1. Motivation shapes attentiveness. It's been shown, again and again, that intrinsically motivated individuals are more likely to take risks, be open-minded about what they’ve done, and be willing to shift gears. When motivation is extrinsic (you’re doing it mainly for the money or glory), you’re more likely to take the easy way, the formulaic way of creating.

2. The conscious mind helps the unconscious create. While creative inspirations may originate outside of consciousness, “conscious processes are powerfully helpful, and very possibly indispensable, for the fulfillment of the creative process.”

3. Children pretend in order to learn creativity. Pretend play predicts creativity four years later, and early imaginative play predicts later divergent thinking. Pretend play begins at around 18 months, and kids keep doing it because they enjoy it.
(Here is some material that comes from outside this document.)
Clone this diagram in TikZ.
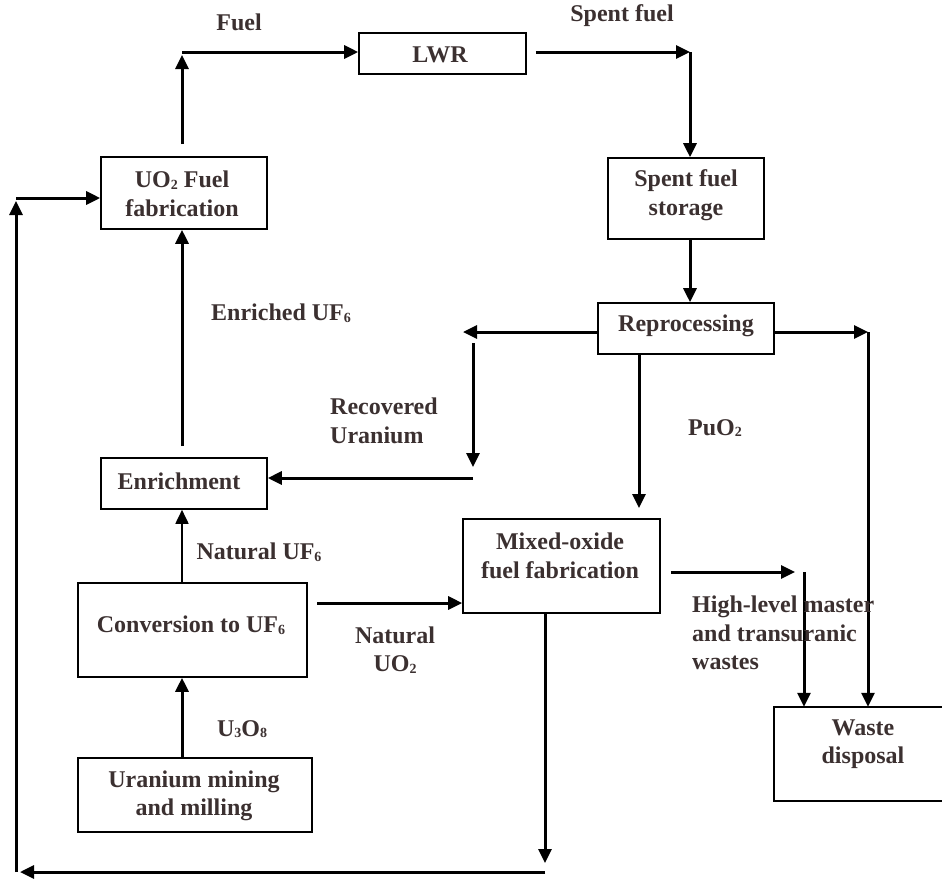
\documentclass[tikz,border=0pt]{standalone}
\usepackage{fontspec}
\setmainfont{Liberation Serif}
\usetikzlibrary{arrows.meta,calc}
\definecolor{ink}{HTML}{3B3030}
% small index digits in chemical formulas
\newcommand{\ix}[1]{\raisebox{-0.15ex}{\fontsize{14}{14}\selectfont #1}}
\begin{document}
\begin{tikzpicture}[x=1pt,y=-1pt,
  box/.style={draw,line width=1.6pt,inner sep=0pt},
  txt/.style={text=ink,font=\fontsize{24}{28.5}\selectfont\bfseries,align=center,inner sep=0pt},
  arr/.style={line width=3pt,-{Triangle[length=14pt,width=13pt]}},
  thinarr/.style={line width=1.8pt,-{Triangle[length=14pt,width=13pt]}}]
\useasboundingbox (0,0) rectangle (942,879);

% process boxes
\node[box,minimum width=167pt,minimum height=41pt] (lwr) at (442.5,53.5) {};
\node[box,minimum width=166pt,minimum height=72pt] (uo2) at (184,193) {};
\node[box,minimum width=156pt,minimum height=81pt] (sfs) at (686,198.5) {};
\node[box,minimum width=176pt,minimum height=51pt] (rep) at (686,328.5) {};
\node[box,minimum width=166pt,minimum height=51pt] (enr) at (184,483.5) {};
\node[box,minimum width=197pt,minimum height=94pt] (mox) at (561.5,566) {};
\node[box,minimum width=229pt,minimum height=94pt] (conv) at (192.5,630) {};
\node[box,minimum width=234pt,minimum height=74pt] (mine) at (195,795) {};
\node[minimum width=170pt,minimum height=94pt,inner sep=0pt] (waste) at (859,754) {};
\draw[line width=1.6pt] (waste.north east) -- (waste.north west) -- (waste.south west) -- (waste.south east);

% box texts
\node[txt] (lwrt) at (440,55) {LWR};
\node[txt] (uo2t) at (182,194) {UO\ix{2} Fuel\\fabrication};
\node[txt] (sfst) at (686,195) {Spent fuel\\storage};
\node[txt] (rept) at (686,326) {Reprocessing};
\node[txt] (enrt) at (179,481) {Enrichment};
\node[txt] (moxt) at (560,556) {Mixed-oxide\\fuel fabrication};
\node[txt] (convt) at (191,625) {Conversion to UF\ix{6}};
\node[txt] (minet) at (194,796) {Uranium mining\\and milling};
\node[txt] (wastet) at (863,744) {Waste\\disposal};

% turning points of the connectors
\coordinate (fuelc) at (182,52);
\coordinate (spentc) at (690,52);
\coordinate (rul) at (463,332);
\coordinate (rutop) at (473,343);
\coordinate (rubot) at (473,478);
\coordinate (putip) at (639,508);
\coordinate (rrt) at (868,332);
\coordinate (moxr) at (804,572);
\coordinate (natc) at (317,603);
\coordinate (botr) at (545,872);
\coordinate (botl) at (16,872);
\coordinate (leftt) at (16,198);

% front end of the cycle
\draw[arr] (mine.north -| fuelc) -- (conv.south -| fuelc);
\draw[thinarr] (conv.north -| fuelc) -- (enr.south -| fuelc);
\draw[arr] ($(enr.north -| fuelc)+(0,-11)$) -- (uo2.south -| fuelc);
\draw[arr] ($(uo2.north -| fuelc)+(0,-12)$) -- ($(fuelc)+(0,3)$);
\draw[arr] (fuelc) -- (lwr.west |- fuelc);
\draw[arr] ($(lwr.east |- spentc)+(9,0)$) -- (spentc);
\draw[arr] (spentc) -- (sfs.north -| spentc);
\draw[arr] (sfs.south -| spentc) -- (rep.north -| spentc);

% reprocessing outputs
\draw[arr] (rep.west |- rul) -- (rul);
\draw[arr] (rutop) -- ($(rubot)+(0,-11)$);
\draw[arr] (rubot) -- (enr.east |- rubot);
\draw[arr] (rep.south -| putip) -- (putip);
\draw[arr] (rep.east |- rrt) -- (rrt);
\draw[arr] (rrt) -- (waste.north -| rrt);

% mixed-oxide branch
\draw[arr] (natc) -- (mox.west |- natc);
\draw[arr] ($(mox.east |- moxr)+(10,0)$) -- ($(moxr)+(-9,0)$);
\draw[arr] (moxr) -- (waste.north -| moxr);
\draw[arr] (mox.south -| botr) -- ($(botr)+(0,-9)$);
\draw[arr] (botr) -- ($(botl)+(4,0)$);
\draw[arr] (botl) -- ($(leftt)+(0,3)$);
\draw[arr] (leftt) -- (uo2.west |- leftt);

% flow labels
\node[txt] (lfuel) at (239,22) {Fuel};
\node[txt] (lspent) at (622,16) {Spent fuel};
\node[txt] (lenr) at (281,313) {Enriched UF\ix{6}};
\node[txt,anchor=west,align=left] (lrec) at (330,421) {Recovered\\Uranium};
\node[txt] (lpu) at (715,428) {PuO\ix{2}};
\node[txt] (lnuf) at (259,552) {Natural UF\ix{6}};
\node[txt] (lnuo) at (395,650) {Natural\\UO\ix{2}};
\node[txt] (lu3) at (242,729) {U\ix{3}O\ix{8}};
\node[txt,anchor=west,align=left] (lhlw) at (692,633) {High-level master\\and transuranic\\wastes};
\end{tikzpicture}
\end{document}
By learning to suppose, we learn to generate more ideas and explore within them. Pretend play also teaches how to bypass obvious choices and select the non-obvious, an important part of adult creativity.

4. Creativity can be taught, if not to everyone. Those who are already somewhat creative can be taught to increase their creativity.

Not inexpensive, this volume is nonetheless a fine addition to the minds and shelves of specialists and, too, the rest of us who are fascinated by the topic.